▶ Objective
Repeat the material verbatim. Images are excluded from the copy.

▶ Record excerpts

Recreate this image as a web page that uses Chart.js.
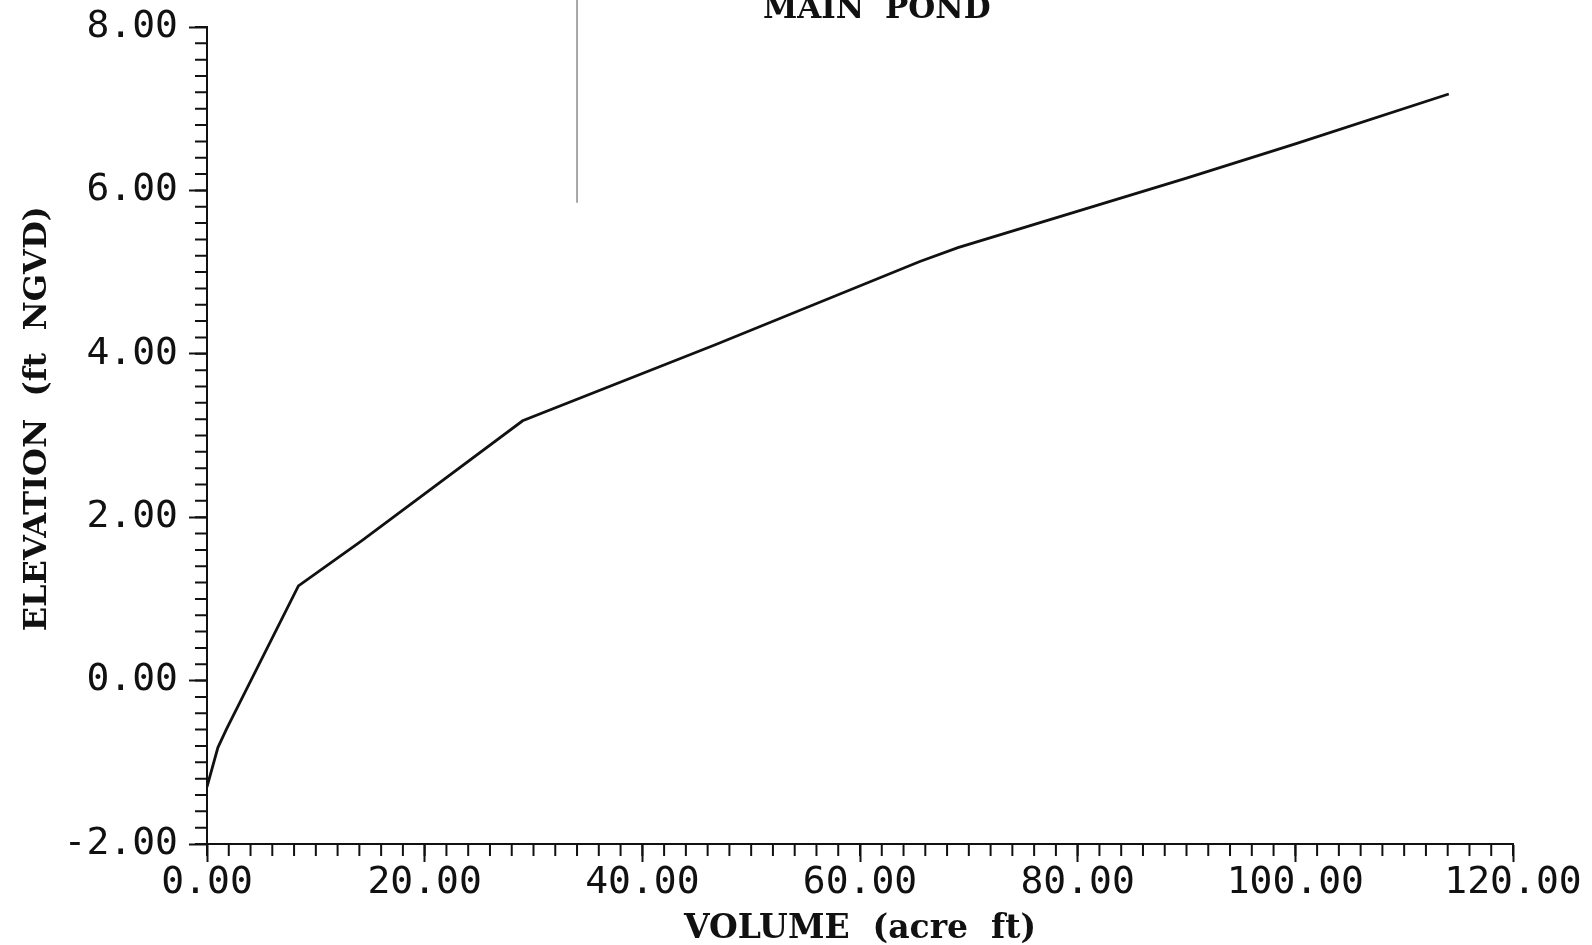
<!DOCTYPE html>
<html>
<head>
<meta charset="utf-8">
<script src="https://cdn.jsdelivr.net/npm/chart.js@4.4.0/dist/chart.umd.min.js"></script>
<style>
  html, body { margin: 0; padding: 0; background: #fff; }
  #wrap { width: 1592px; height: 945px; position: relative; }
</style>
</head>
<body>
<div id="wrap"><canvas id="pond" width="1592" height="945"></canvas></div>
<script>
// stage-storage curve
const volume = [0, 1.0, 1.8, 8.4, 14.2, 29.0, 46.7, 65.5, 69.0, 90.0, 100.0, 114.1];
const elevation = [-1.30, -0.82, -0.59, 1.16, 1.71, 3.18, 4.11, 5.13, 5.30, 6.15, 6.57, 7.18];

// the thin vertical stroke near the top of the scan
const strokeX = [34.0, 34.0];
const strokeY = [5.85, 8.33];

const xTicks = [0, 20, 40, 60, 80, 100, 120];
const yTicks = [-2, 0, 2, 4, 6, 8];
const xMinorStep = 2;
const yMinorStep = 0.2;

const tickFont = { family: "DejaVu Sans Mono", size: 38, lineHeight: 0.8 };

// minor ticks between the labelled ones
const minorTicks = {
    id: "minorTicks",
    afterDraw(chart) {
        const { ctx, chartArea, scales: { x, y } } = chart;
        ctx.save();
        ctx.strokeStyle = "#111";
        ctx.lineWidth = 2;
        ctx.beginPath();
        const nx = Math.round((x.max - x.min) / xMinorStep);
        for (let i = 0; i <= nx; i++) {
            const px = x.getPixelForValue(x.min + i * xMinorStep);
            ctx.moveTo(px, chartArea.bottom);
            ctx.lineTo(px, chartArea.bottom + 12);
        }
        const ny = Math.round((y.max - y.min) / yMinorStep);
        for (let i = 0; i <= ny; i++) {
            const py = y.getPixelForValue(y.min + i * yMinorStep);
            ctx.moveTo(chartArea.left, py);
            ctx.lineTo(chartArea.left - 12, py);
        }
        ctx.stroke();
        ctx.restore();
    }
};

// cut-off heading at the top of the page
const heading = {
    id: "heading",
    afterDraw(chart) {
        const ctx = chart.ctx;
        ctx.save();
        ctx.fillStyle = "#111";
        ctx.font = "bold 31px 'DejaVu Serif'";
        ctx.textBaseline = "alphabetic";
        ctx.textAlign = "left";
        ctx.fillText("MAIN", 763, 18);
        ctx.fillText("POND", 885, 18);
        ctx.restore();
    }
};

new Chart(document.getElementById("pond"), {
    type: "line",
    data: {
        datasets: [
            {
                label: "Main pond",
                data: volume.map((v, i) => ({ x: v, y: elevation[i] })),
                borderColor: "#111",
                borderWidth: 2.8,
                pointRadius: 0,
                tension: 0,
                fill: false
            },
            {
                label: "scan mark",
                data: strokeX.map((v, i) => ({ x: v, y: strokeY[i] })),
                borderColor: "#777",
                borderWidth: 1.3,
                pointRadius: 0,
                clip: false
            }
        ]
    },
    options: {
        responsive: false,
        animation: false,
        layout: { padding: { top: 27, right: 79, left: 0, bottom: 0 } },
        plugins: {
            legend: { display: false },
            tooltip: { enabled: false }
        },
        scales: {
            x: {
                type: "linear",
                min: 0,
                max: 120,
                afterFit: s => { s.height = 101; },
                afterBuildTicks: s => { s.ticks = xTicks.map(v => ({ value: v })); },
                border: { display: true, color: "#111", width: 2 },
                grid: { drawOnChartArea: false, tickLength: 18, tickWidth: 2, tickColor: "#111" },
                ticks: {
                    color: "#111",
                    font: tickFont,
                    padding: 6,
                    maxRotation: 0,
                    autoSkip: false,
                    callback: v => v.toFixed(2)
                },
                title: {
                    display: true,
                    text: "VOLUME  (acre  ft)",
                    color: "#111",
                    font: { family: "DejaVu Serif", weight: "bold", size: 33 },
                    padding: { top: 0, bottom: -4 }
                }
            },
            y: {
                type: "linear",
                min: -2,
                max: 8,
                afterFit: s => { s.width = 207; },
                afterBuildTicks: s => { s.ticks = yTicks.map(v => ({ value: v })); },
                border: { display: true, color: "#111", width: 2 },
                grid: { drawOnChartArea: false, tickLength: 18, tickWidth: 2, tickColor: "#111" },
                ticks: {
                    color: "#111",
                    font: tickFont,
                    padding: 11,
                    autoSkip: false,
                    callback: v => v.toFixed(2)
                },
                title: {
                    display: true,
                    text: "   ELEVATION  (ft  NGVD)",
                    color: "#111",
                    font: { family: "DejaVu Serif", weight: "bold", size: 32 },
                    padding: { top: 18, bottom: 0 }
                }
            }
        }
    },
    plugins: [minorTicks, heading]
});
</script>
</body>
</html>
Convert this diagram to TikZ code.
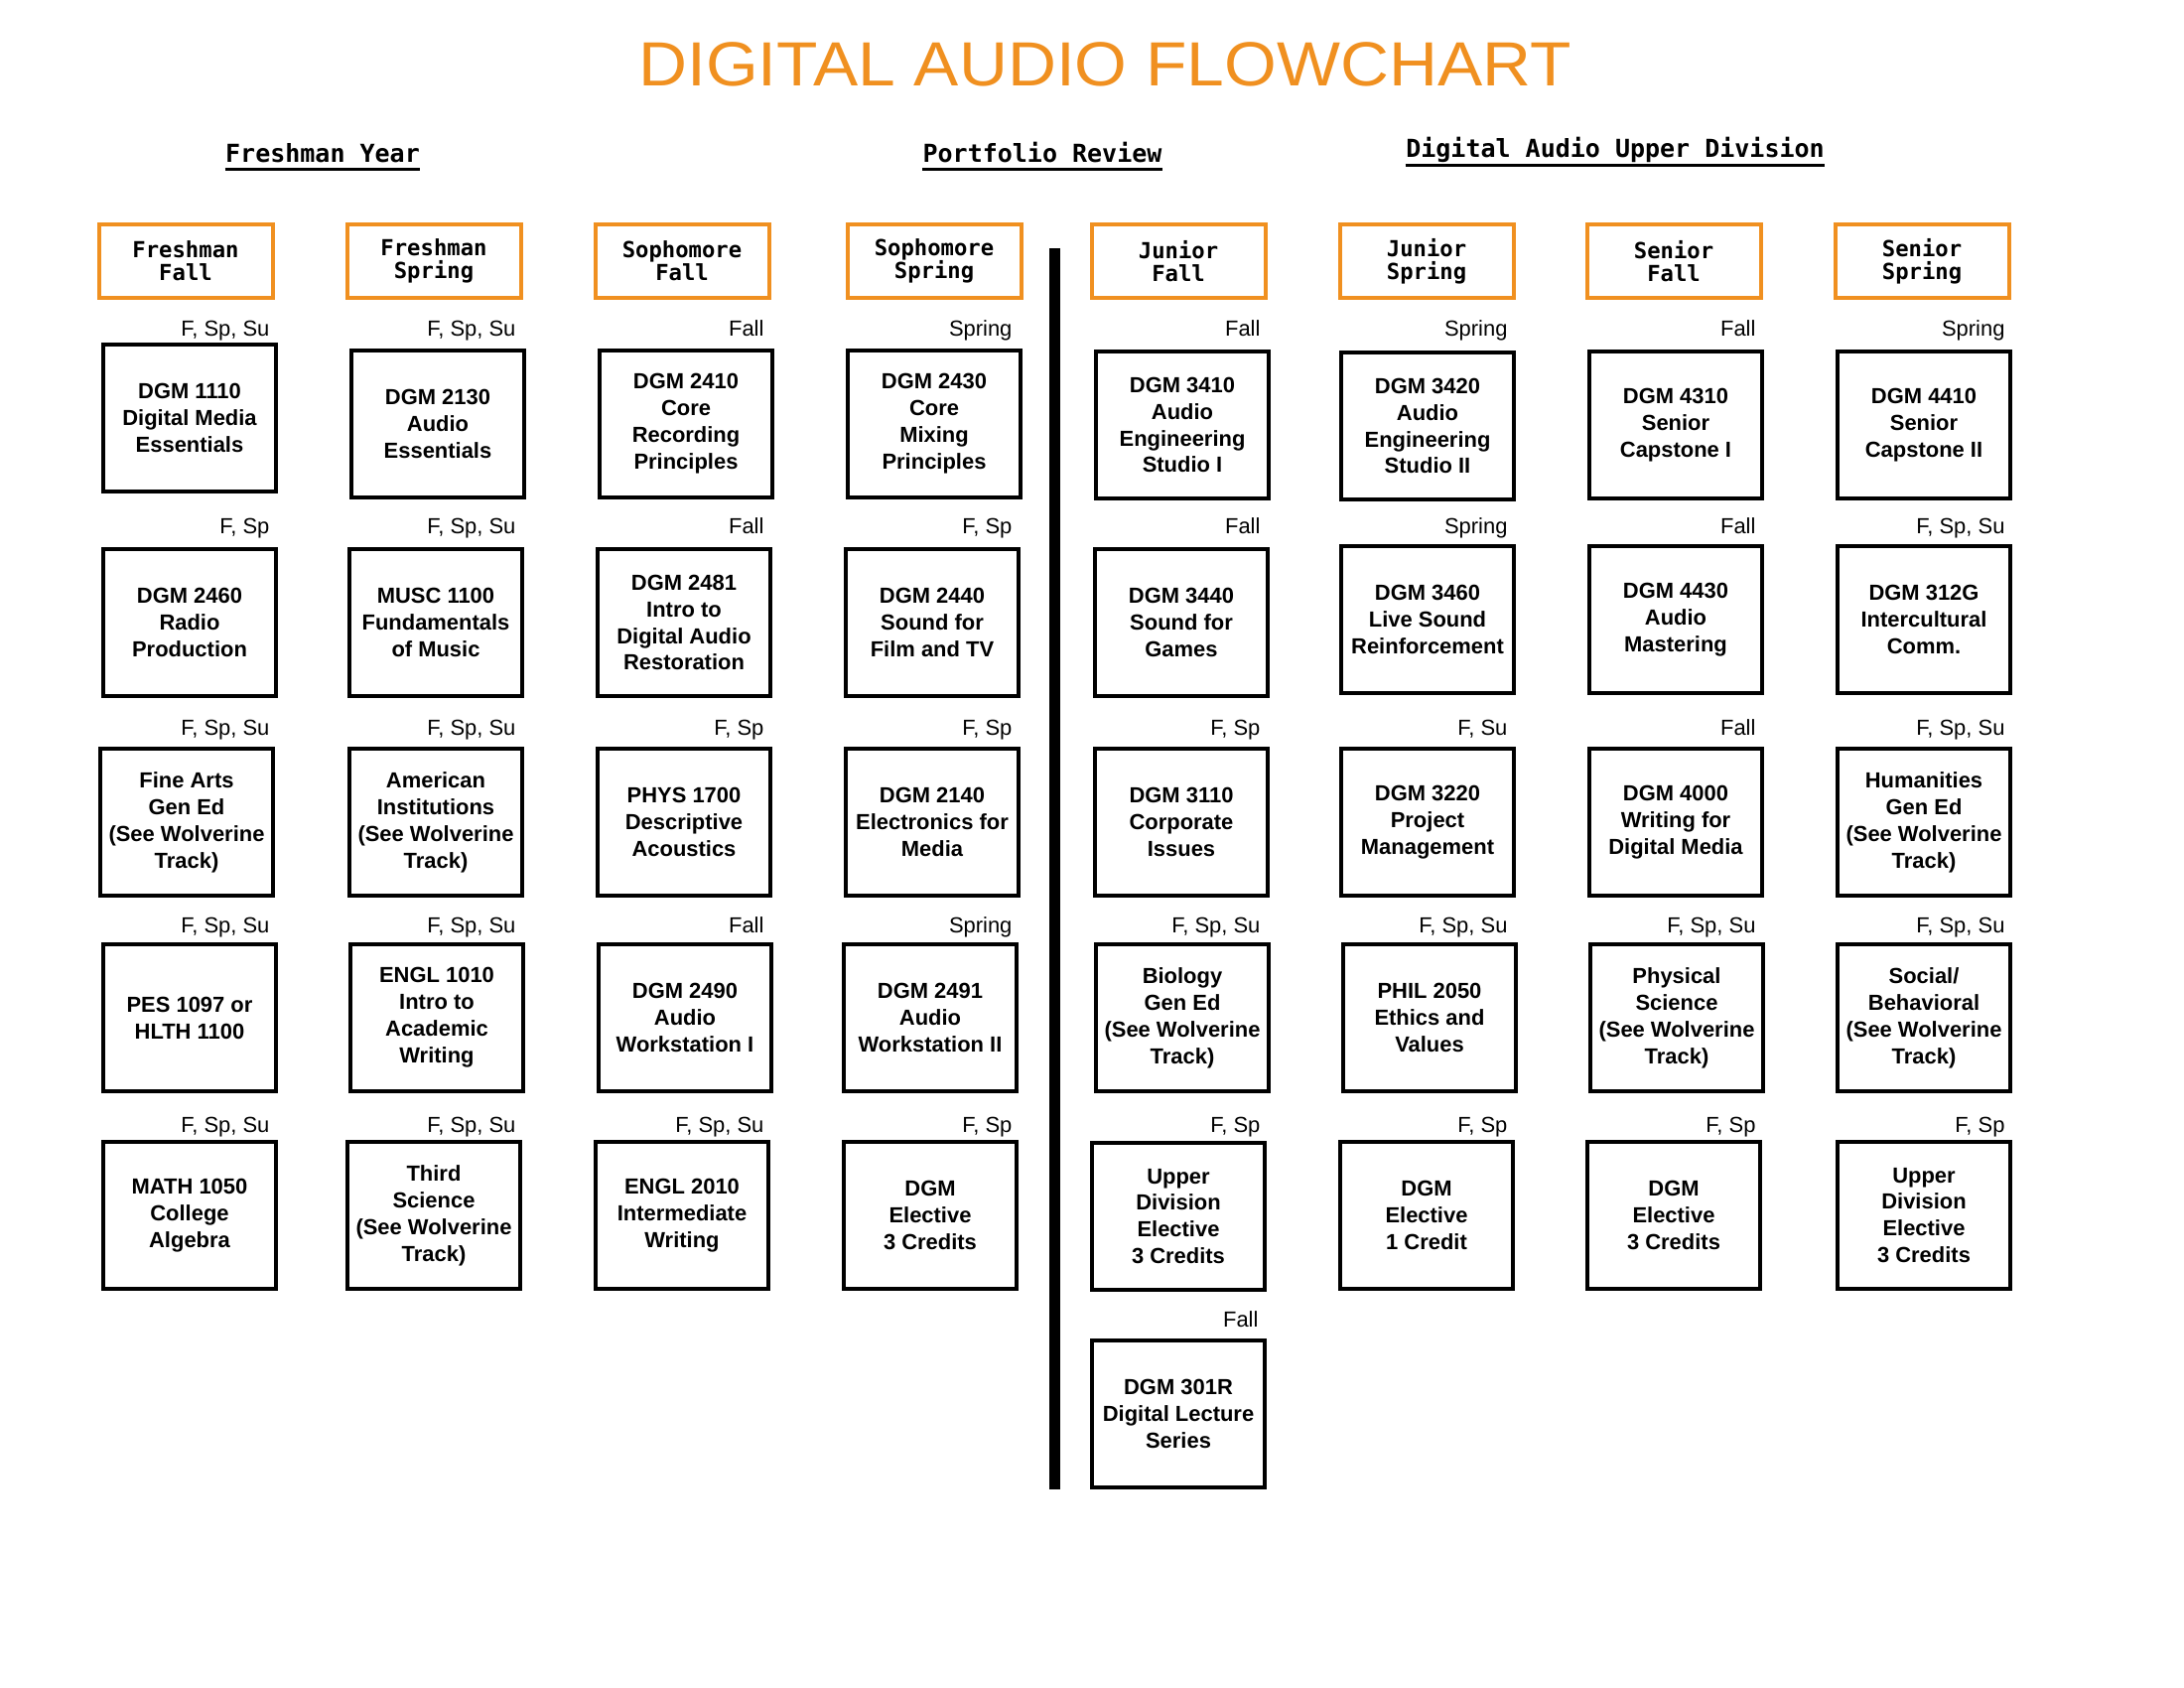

▶ Exercise response
Recreate this image as a web page that uses Chart.js.
<!DOCTYPE html>
<html>
<head>
<meta charset="utf-8">
<script src="https://cdn.jsdelivr.net/npm/chart.js@4.4.0/dist/chart.umd.min.js"></script>
<style>
  html, body { margin: 0; padding: 0; background: #fff; }
  #wrap { width: 1592px; height: 945px; position: relative; }
</style>
</head>
<body>
<div id="wrap"><canvas id="pond" width="1592" height="945"></canvas></div>
<script>
// stage-storage curve
const volume = [0, 1.0, 1.8, 8.4, 14.2, 29.0, 46.7, 65.5, 69.0, 90.0, 100.0, 114.1];
const elevation = [-1.30, -0.82, -0.59, 1.16, 1.71, 3.18, 4.11, 5.13, 5.30, 6.15, 6.57, 7.18];

// the thin vertical stroke near the top of the scan
const strokeX = [34.0, 34.0];
const strokeY = [5.85, 8.33];

const xTicks = [0, 20, 40, 60, 80, 100, 120];
const yTicks = [-2, 0, 2, 4, 6, 8];
const xMinorStep = 2;
const yMinorStep = 0.2;

const tickFont = { family: "DejaVu Sans Mono", size: 38, lineHeight: 0.8 };

// minor ticks between the labelled ones
const minorTicks = {
    id: "minorTicks",
    afterDraw(chart) {
        const { ctx, chartArea, scales: { x, y } } = chart;
        ctx.save();
        ctx.strokeStyle = "#111";
        ctx.lineWidth = 2;
        ctx.beginPath();
        const nx = Math.round((x.max - x.min) / xMinorStep);
        for (let i = 0; i <= nx; i++) {
            const px = x.getPixelForValue(x.min + i * xMinorStep);
            ctx.moveTo(px, chartArea.bottom);
            ctx.lineTo(px, chartArea.bottom + 12);
        }
        const ny = Math.round((y.max - y.min) / yMinorStep);
        for (let i = 0; i <= ny; i++) {
            const py = y.getPixelForValue(y.min + i * yMinorStep);
            ctx.moveTo(chartArea.left, py);
            ctx.lineTo(chartArea.left - 12, py);
        }
        ctx.stroke();
        ctx.restore();
    }
};

// cut-off heading at the top of the page
const heading = {
    id: "heading",
    afterDraw(chart) {
        const ctx = chart.ctx;
        ctx.save();
        ctx.fillStyle = "#111";
        ctx.font = "bold 31px 'DejaVu Serif'";
        ctx.textBaseline = "alphabetic";
        ctx.textAlign = "left";
        ctx.fillText("MAIN", 763, 18);
        ctx.fillText("POND", 885, 18);
        ctx.restore();
    }
};

new Chart(document.getElementById("pond"), {
    type: "line",
    data: {
        datasets: [
            {
                label: "Main pond",
                data: volume.map((v, i) => ({ x: v, y: elevation[i] })),
                borderColor: "#111",
                borderWidth: 2.8,
                pointRadius: 0,
                tension: 0,
                fill: false
            },
            {
                label: "scan mark",
                data: strokeX.map((v, i) => ({ x: v, y: strokeY[i] })),
                borderColor: "#777",
                borderWidth: 1.3,
                pointRadius: 0,
                clip: false
            }
        ]
    },
    options: {
        responsive: false,
        animation: false,
        layout: { padding: { top: 27, right: 79, left: 0, bottom: 0 } },
        plugins: {
            legend: { display: false },
            tooltip: { enabled: false }
        },
        scales: {
            x: {
                type: "linear",
                min: 0,
                max: 120,
                afterFit: s => { s.height = 101; },
                afterBuildTicks: s => { s.ticks = xTicks.map(v => ({ value: v })); },
                border: { display: true, color: "#111", width: 2 },
                grid: { drawOnChartArea: false, tickLength: 18, tickWidth: 2, tickColor: "#111" },
                ticks: {
                    color: "#111",
                    font: tickFont,
                    padding: 6,
                    maxRotation: 0,
                    autoSkip: false,
                    callback: v => v.toFixed(2)
                },
                title: {
                    display: true,
                    text: "VOLUME  (acre  ft)",
                    color: "#111",
                    font: { family: "DejaVu Serif", weight: "bold", size: 33 },
                    padding: { top: 0, bottom: -4 }
                }
            },
            y: {
                type: "linear",
                min: -2,
                max: 8,
                afterFit: s => { s.width = 207; },
                afterBuildTicks: s => { s.ticks = yTicks.map(v => ({ value: v })); },
                border: { display: true, color: "#111", width: 2 },
                grid: { drawOnChartArea: false, tickLength: 18, tickWidth: 2, tickColor: "#111" },
                ticks: {
                    color: "#111",
                    font: tickFont,
                    padding: 11,
                    autoSkip: false,
                    callback: v => v.toFixed(2)
                },
                title: {
                    display: true,
                    text: "   ELEVATION  (ft  NGVD)",
                    color: "#111",
                    font: { family: "DejaVu Serif", weight: "bold", size: 32 },
                    padding: { top: 18, bottom: 0 }
                }
            }
        }
    },
    plugins: [minorTicks, heading]
});
</script>
</body>
</html>
Convert this diagram to TikZ code.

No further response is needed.